En su tercera noche el Festival de Jazz donostiarra recuperó los espacios por los que ha deambulado en los últimos años: el salón de plenos del Ayuntamiento y la plaza de la Trinidad, lugar emblemático que ya acogió los primeros conciertos en 1966. Regreso a las raíces que no significó el abandono del flamante Kursaal donde, antes y después de los conciertos grandes, se ofrecen actuaciones gratuitas que no por la falta de pago dejan de ser interesantes. Los valencianos Sedajazz defendieron ese espacio ante un público numeroso que se dejó arrastrar por sus magníficos arreglos latinos.También fue numeroso el público que se acercó a los conciertos de pago: las entradas se agotaron en la Trini. La expectación se la repartían Branford Marsalis y Max Roach y no decepcionaron: la velada fue de aquellas que fatigan por la intensidad de lo escuchado.

Al mediodía, un Max Roach sonriente y afable había recibido el Premio Donostiako Jazzaldia por su trayectoria profesional (¡más de 50 años golpeando la batería y tan joven como el primer día!). Recibió el galardón a cuatro manos (en realidad, lo recibió dos veces) del alcalde donostiarra, Odón Elorza, y del director del festival,Miguel Martín. Don Cheatham, Phil Woods, Hank Jones, Steve Lacy y Chick Corea tienen ya en sus vitrinas ese mismo premio (una reproducción de la plaza de la Trinidad), creado en 1994 tal vez en recuerdo de aquellos concursos de aficionados que marcaron la primera historia del festival.

Por la noche, Max Roach ejerció de gran maestro y consiguió crear en la Trinidad un silencio de esos que se cortan con una hoja de afeitar tocando en solitario durante 40 minutos. Tras un concierto apabullante como el que había ofrecido Marsalis, una batería perdida en el escenario parecía una provocación, pero fue todo lo contrario. Roach exploró las infinitas posibilidades del instrumento en una master class tan fascinante como hipnótica que concluyó con su histórico solo de charles dedicado a Jo Jones. Increíble: ¡este abuelete, sentado ante un simple charles, es capaz de extraer mucha más música que toda una orquesta!

Tras ese alarde, Roach presentó al pianista Randy Weston. Sonoridades africanas caminaron solas por el teclado mezclando un suave toque impresionista con la fuerza de unos ritmos envolventes y seductores.
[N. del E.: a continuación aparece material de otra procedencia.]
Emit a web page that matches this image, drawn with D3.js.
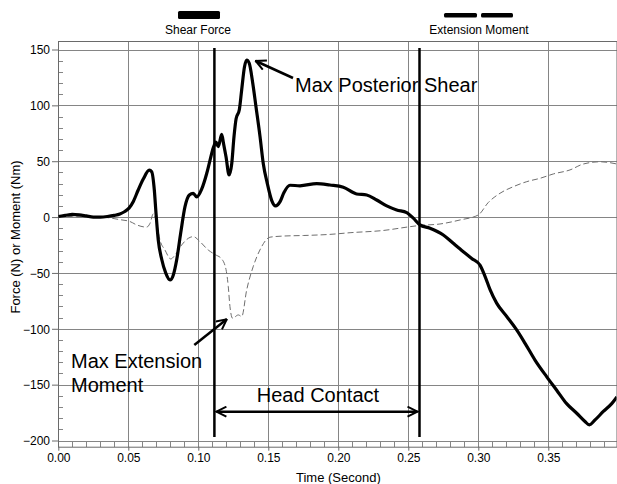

El toque de Weston es de los que marcan diferencias. Cuando Roach se le unió, el primer recuerdo fue para Ellington y, a partir de ahí, crearon un diálogo como sólo dos músicos grandes como un rascacielos son capaces de entablar, que arrancó una ovación difícil de olvidar. Los músicos acabaron también aplaudiendo al público; ambos se lo merecían. Al inicio de la velada, el mayor de los Marsalis le había regalado al público donostiarra otro baño de jazz de la mejor factura. Branford Marsalis caminó por todos los senderos imaginables del jazz actual reescribiendo una historia de futuro en la que no caben referencias ni imitaciones. Marsalis posee una de las sonoridades más bellas del momento y ha creado un estilo que huye de tópicos para zambullirse en sentimientos que le pueden llevar de las baladas de gran calado (líricas, densas y cargadas de silencios estremecedores) a los momentos más libres. El saxofonista juguetea con el ritmo y alterna la calma y la tempestad con clarividente naturalidad y sus músicos le siguen fielmente allí a donde va. Su concierto fue también de los que se recuerdan.